Occasionally even that doesn't work. That's when you play the "strategic imperative" card. That can magically obviate the need for any numbers at all. The logic here is usually: "everyone else is going into Asia / funds management / foreign currency loans (whatever the case may be) and we don't want to miss out. Unfortunately, it often turns out that it would have been handy to miss out after all.

Leigh
October 25, 2018

Yes, how soon we forget. The State Bank of NSW is one of the state owned banks that did not have the same issues as State Bank of Victoria or State Bank of South Australia.

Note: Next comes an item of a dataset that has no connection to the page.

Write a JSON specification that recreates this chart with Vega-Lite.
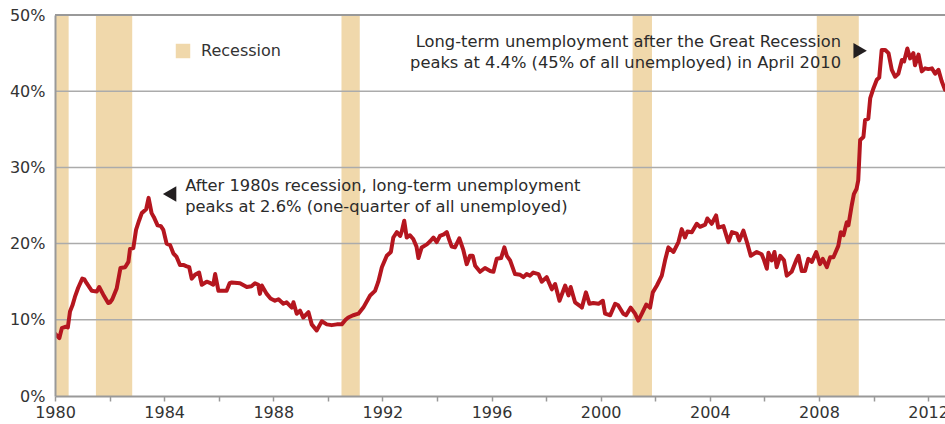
{
  "$schema": "https://vega.github.io/schema/vega-lite/v6.json",
  "width": 890,
  "height": 381,
  "autosize": {"type": "none"},
  "padding": {"left": 55, "top": 15, "right": 0, "bottom": 28},
  "background": "white",
  "config": {"view": {"stroke": null}, "font": "DejaVu Sans"},
  "layer": [
    {
      "data": {"values": [
        {"s": 1980.0, "e": 1980.5, "k": "Recession"},
        {"s": 1981.5, "e": 1982.83, "k": "Recession"},
        {"s": 1990.5, "e": 1991.17, "k": "Recession"},
        {"s": 2001.17, "e": 2001.88, "k": "Recession"},
        {"s": 2007.92, "e": 2009.46, "k": "Recession"}
      ]},
      "mark": {"type": "rect"},
      "encoding": {
        "x": {"field": "s", "type": "quantitative", "scale": {"domain": [1980, 2012.62], "nice": false, "zero": false}, "title": null},
        "x2": {"field": "e"},
        "color": {"field": "k", "type": "nominal", "scale": {"range": ["#F0D8AB"]},
          "legend": {"orient": "none", "legendX": 120, "legendY": 28, "title": null, "symbolType": "square", "symbolSize": 210, "symbolStrokeWidth": 0, "symbolOpacity": 1, "labelFontSize": 16, "labelFont": "DejaVu Sans", "labelColor": "#333333", "labelOffset": 10, "padding": 0}}
      }
    },
    {
      "data": {"values": [{"g": 10}, {"g": 20}, {"g": 30}, {"g": 40}, {"g": 50}]},
      "mark": {"type": "rule"},
      "encoding": {
        "y": {"field": "g", "type": "quantitative", "title": null},
        "color": {"condition": {"test": "datum.g === 50", "value": "#999999"}, "value": "#ababab"},
        "strokeWidth": {"condition": {"test": "datum.g === 50", "value": 2}, "value": 1.5}
      }
    },
    {
      "data": {"values": [
        {"t":1980.00,"v":8.2},{"t":1980.16,"v":7.6},{"t":1980.25,"v":8.9},{"t":1980.40,"v":9.1},{"t":1980.47,"v":9.0},{"t":1980.55,"v":11.1},{"t":1980.64,"v":11.9},{"t":1980.73,"v":13.0},{"t":1980.85,"v":14.2},{"t":1981.00,"v":15.4},{"t":1981.08,"v":15.3},{"t":1981.16,"v":14.8},{"t":1981.35,"v":13.8},{"t":1981.53,"v":13.7},{"t":1981.62,"v":14.3},{"t":1981.77,"v":13.3},{"t":1981.95,"v":12.2},{"t":1982.02,"v":12.3},{"t":1982.10,"v":12.7},{"t":1982.26,"v":14.1},{"t":1982.40,"v":16.8},{"t":1982.57,"v":16.9},{"t":1982.69,"v":17.6},{"t":1982.75,"v":19.3},{"t":1982.87,"v":19.4},{"t":1982.97,"v":21.8},{"t":1983.08,"v":23.0},{"t":1983.18,"v":24.0},{"t":1983.34,"v":24.5},{"t":1983.43,"v":26.0},{"t":1983.54,"v":24.0},{"t":1983.62,"v":23.5},{"t":1983.76,"v":22.4},{"t":1983.88,"v":22.3},{"t":1983.97,"v":21.8},{"t":1984.09,"v":20.0},{"t":1984.22,"v":19.8},{"t":1984.34,"v":18.7},{"t":1984.45,"v":18.3},{"t":1984.58,"v":17.2},{"t":1984.70,"v":17.2},{"t":1984.83,"v":17.0},{"t":1984.92,"v":16.9},
        {"t":1985.01,"v":15.4},{"t":1985.13,"v":15.9},{"t":1985.28,"v":16.2},{"t":1985.38,"v":14.6},{"t":1985.56,"v":15.0},{"t":1985.70,"v":14.8},{"t":1985.80,"v":14.6},{"t":1985.87,"v":16.0},{"t":1985.99,"v":13.8},{"t":1986.29,"v":13.8},{"t":1986.40,"v":14.8},{"t":1986.48,"v":14.9},{"t":1986.78,"v":14.8},{"t":1987.03,"v":14.3},{"t":1987.20,"v":14.4},{"t":1987.33,"v":14.8},{"t":1987.45,"v":14.6},{"t":1987.51,"v":13.4},{"t":1987.58,"v":14.5},{"t":1987.76,"v":13.4},{"t":1987.90,"v":12.8},{"t":1988.06,"v":12.5},{"t":1988.19,"v":12.7},{"t":1988.37,"v":12.1},{"t":1988.49,"v":12.3},{"t":1988.68,"v":11.6},{"t":1988.74,"v":12.3},{"t":1988.86,"v":10.8},{"t":1988.98,"v":11.2},{"t":1989.10,"v":10.3},{"t":1989.29,"v":11.0},{"t":1989.41,"v":9.4},{"t":1989.59,"v":8.6},{"t":1989.70,"v":9.3},{"t":1989.78,"v":9.8},{"t":1989.96,"v":9.4},
        {"t":1990.14,"v":9.3},{"t":1990.33,"v":9.4},{"t":1990.51,"v":9.4},{"t":1990.65,"v":10.0},{"t":1990.75,"v":10.3},{"t":1990.93,"v":10.6},{"t":1991.12,"v":10.8},{"t":1991.30,"v":11.6},{"t":1991.55,"v":13.2},{"t":1991.73,"v":13.8},{"t":1991.85,"v":15.0},{"t":1991.98,"v":16.9},{"t":1992.16,"v":18.4},{"t":1992.31,"v":18.9},{"t":1992.40,"v":20.8},{"t":1992.53,"v":21.5},{"t":1992.65,"v":21.0},{"t":1992.71,"v":21.6},{"t":1992.80,"v":23.0},{"t":1992.89,"v":20.8},{"t":1993.01,"v":21.1},{"t":1993.13,"v":20.6},{"t":1993.25,"v":19.6},{"t":1993.32,"v":18.1},{"t":1993.44,"v":19.5},{"t":1993.63,"v":19.9},{"t":1993.75,"v":20.3},{"t":1993.87,"v":20.8},{"t":1993.99,"v":20.2},{"t":1994.11,"v":21.0},{"t":1994.25,"v":21.2},{"t":1994.36,"v":21.5},{"t":1994.45,"v":20.5},{"t":1994.54,"v":19.6},{"t":1994.66,"v":19.5},{"t":1994.82,"v":20.7},{"t":1994.97,"v":19.1},
        {"t":1995.09,"v":17.3},{"t":1995.21,"v":18.4},{"t":1995.31,"v":18.4},{"t":1995.40,"v":17.1},{"t":1995.58,"v":16.3},{"t":1995.76,"v":16.8},{"t":1995.95,"v":16.4},{"t":1996.07,"v":16.3},{"t":1996.19,"v":18.0},{"t":1996.35,"v":18.1},{"t":1996.47,"v":19.5},{"t":1996.56,"v":18.4},{"t":1996.68,"v":17.8},{"t":1996.86,"v":16.0},{"t":1997.05,"v":15.9},{"t":1997.17,"v":15.6},{"t":1997.29,"v":16.0},{"t":1997.41,"v":15.8},{"t":1997.53,"v":16.2},{"t":1997.72,"v":16.0},{"t":1997.84,"v":15.0},{"t":1998.02,"v":15.6},{"t":1998.21,"v":14.0},{"t":1998.33,"v":14.7},{"t":1998.49,"v":12.5},{"t":1998.70,"v":14.5},{"t":1998.82,"v":13.2},{"t":1998.90,"v":14.3},{"t":1999.06,"v":12.3},{"t":1999.25,"v":11.8},{"t":1999.31,"v":11.6},{"t":1999.46,"v":13.6},{"t":1999.59,"v":12.1},{"t":1999.73,"v":12.2},{"t":1999.92,"v":12.1},
        {"t":2000.08,"v":12.5},{"t":2000.16,"v":10.8},{"t":2000.35,"v":10.6},{"t":2000.53,"v":12.1},{"t":2000.64,"v":11.9},{"t":2000.83,"v":10.8},{"t":2000.93,"v":10.6},{"t":2001.10,"v":11.6},{"t":2001.26,"v":10.8},{"t":2001.38,"v":9.9},{"t":2001.51,"v":10.8},{"t":2001.67,"v":12.0},{"t":2001.81,"v":11.6},{"t":2001.91,"v":13.6},{"t":2002.06,"v":14.5},{"t":2002.24,"v":15.8},{"t":2002.36,"v":17.8},{"t":2002.48,"v":19.5},{"t":2002.67,"v":18.9},{"t":2002.85,"v":20.2},{"t":2002.97,"v":21.9},{"t":2003.09,"v":20.8},{"t":2003.18,"v":21.6},{"t":2003.34,"v":21.5},{"t":2003.52,"v":22.6},{"t":2003.64,"v":22.2},{"t":2003.83,"v":22.5},{"t":2003.91,"v":23.3},{"t":2004.07,"v":22.6},{"t":2004.23,"v":23.7},{"t":2004.31,"v":22.1},{"t":2004.50,"v":22.3},{"t":2004.68,"v":20.2},{"t":2004.81,"v":21.5},{"t":2004.99,"v":21.3},
        {"t":2005.08,"v":20.4},{"t":2005.23,"v":21.7},{"t":2005.36,"v":20.2},{"t":2005.50,"v":18.4},{"t":2005.72,"v":18.9},{"t":2005.90,"v":18.6},{"t":2005.99,"v":17.8},{"t":2006.09,"v":16.7},{"t":2006.15,"v":18.8},{"t":2006.27,"v":17.8},{"t":2006.37,"v":18.9},{"t":2006.45,"v":16.9},{"t":2006.58,"v":18.4},{"t":2006.72,"v":17.8},{"t":2006.82,"v":15.8},{"t":2007.00,"v":16.3},{"t":2007.19,"v":18.0},{"t":2007.25,"v":18.4},{"t":2007.37,"v":16.4},{"t":2007.49,"v":16.4},{"t":2007.61,"v":18.0},{"t":2007.74,"v":17.6},{"t":2007.90,"v":18.9},{"t":2008.04,"v":17.3},{"t":2008.14,"v":18.0},{"t":2008.29,"v":16.9},{"t":2008.41,"v":18.2},{"t":2008.53,"v":18.2},{"t":2008.71,"v":19.7},{"t":2008.80,"v":21.5},{"t":2008.90,"v":21.1},{"t":2009.02,"v":22.8},{"t":2009.08,"v":22.4},{"t":2009.20,"v":25.0},{"t":2009.28,"v":26.5},{"t":2009.38,"v":27.2},{"t":2009.44,"v":28.3},{"t":2009.51,"v":33.6},{"t":2009.63,"v":34.0},{"t":2009.69,"v":36.2},{"t":2009.81,"v":36.4},{"t":2009.88,"v":39.1},
        {"t":2010.00,"v":40.4},{"t":2010.12,"v":41.5},{"t":2010.21,"v":41.8},{"t":2010.30,"v":45.4},{"t":2010.43,"v":45.4},{"t":2010.55,"v":45.0},{"t":2010.67,"v":42.8},{"t":2010.79,"v":41.9},{"t":2010.91,"v":42.3},{"t":2011.04,"v":44.1},{"t":2011.12,"v":43.9},{"t":2011.24,"v":45.6},{"t":2011.34,"v":44.3},{"t":2011.46,"v":45.0},{"t":2011.52,"v":43.4},{"t":2011.65,"v":44.8},{"t":2011.77,"v":42.6},{"t":2011.89,"v":43.0},{"t":2012.01,"v":42.9},{"t":2012.14,"v":43.0},{"t":2012.26,"v":42.3},{"t":2012.38,"v":42.8},{"t":2012.50,"v":41.3},{"t":2012.62,"v":40.2}
      ]},
      "mark": {"type": "line", "color": "#B5161F", "strokeWidth": 4, "strokeJoin": "round", "strokeCap": "round", "clip": true},
      "encoding": {
        "x": {"field": "t", "type": "quantitative", "scale": {"domain": [1980, 2012.62], "nice": false, "zero": false},
          "axis": {"title": null, "values": [1980,1982,1984,1986,1988,1990,1992,1994,1996,1998,2000,2002,2004,2006,2008,2010,2012],
            "labelExpr": "datum.value % 4 === 0 ? format(datum.value, 'd') : ''", "labelFlush": false, "labelOverlap": false,
            "grid": false, "domainColor": "#999999", "domainWidth": 2, "tickColor": "#999999", "tickWidth": 1.5, "tickSize": 5,
            "labelFont": "DejaVu Sans", "labelFontSize": 16, "labelColor": "#333333", "labelPadding": 3, "zindex": 1}},
        "y": {"field": "v", "type": "quantitative", "scale": {"domain": [0, 50], "nice": false},
          "axis": {"title": null, "values": [0,10,20,30,40,50], "labelExpr": "datum.value + '%'", "grid": false, "ticks": false,
            "domainColor": "#999999", "domainWidth": 2, "labelFont": "DejaVu Sans", "labelFontSize": 16, "labelColor": "#333333", "labelPadding": 10, "zindex": 1}}
      }
    },
    {
      "data": {"values": [{"t": 1984.77, "v": 26.9, "txt": ["After 1980s recession, long-term unemployment", "peaks at 2.6% (one-quarter of all unemployed)"]}]},
      "mark": {"type": "text", "align": "left", "baseline": "alphabetic", "fontSize": 16.3, "font": "DejaVu Sans", "color": "#2b2b2b", "lineHeight": 21},
      "encoding": {"x": {"field": "t", "type": "quantitative"}, "y": {"field": "v", "type": "quantitative"}, "text": {"field": "txt"}}
    },
    {
      "data": {"values": [{"t": 2008.81, "v": 45.8, "txt": ["Long-term unemployment after the Great Recession", "peaks at 4.4% (45% of all unemployed) in April 2010"]}]},
      "mark": {"type": "text", "align": "right", "baseline": "alphabetic", "fontSize": 16.3, "font": "DejaVu Sans", "color": "#2b2b2b", "lineHeight": 20.5},
      "encoding": {"x": {"field": "t", "type": "quantitative"}, "y": {"field": "v", "type": "quantitative"}, "text": {"field": "txt"}}
    },
    {
      "data": {"values": [{"t": 1984.2, "v": 26.5, "dir": "left"}, {"t": 2009.51, "v": 45.3, "dir": "right"}]},
      "mark": {"type": "point", "filled": true, "color": "#231f20", "opacity": 1, "size": 240},
      "encoding": {"x": {"field": "t", "type": "quantitative"}, "y": {"field": "v", "type": "quantitative"},
        "shape": {"field": "dir", "type": "nominal", "scale": {"domain": ["left", "right"], "range": ["triangle-left", "triangle-right"]}, "legend": null}}
    }
  ]
}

It did not have exposure to finance companies as others did and was actually taken over by Colonial and not broken up as is suggested in the article.

Graham
October 25, 2018

State Bank of NSW was also in bad shape during the 1991 recession and made losses due to defaults on corporate loans. CBA bought Colonial after it bought SBNSW, so while SBNSW was not as poor as SBV, the end result was the same.

Warren Bird
October 23, 2018

Nobby Clark was heavily criticised at the time for being conservative and 'sticking to the knitting'. But he was right!

I have fond memories of touring the world with Nobby in 1989 when Merrill Lynch were lead manager for a global share offering. Across Europe, the US and in Asia, I gave a macro presentation about Australian and then Nobby talked about the bank. It was all about credit risk management, corralling assets, playing in markets you understood - very boring banker stuff, but the international fund managers were very receptive.

I still remember the price the deal went at. $6.36 a share. Just ahead of the strong outperforming run in the chart.

I learned a lot on that trip from Nobby Clark. Such a pity that his successors didn't.

Rob
October 23, 2018

And the exact point of this article is.....???

Phil
October 25, 2018

yep. Maybe the old adage, good business/bad management - the good business will always win eventually? Returns on that graph say it's been ok despite the management?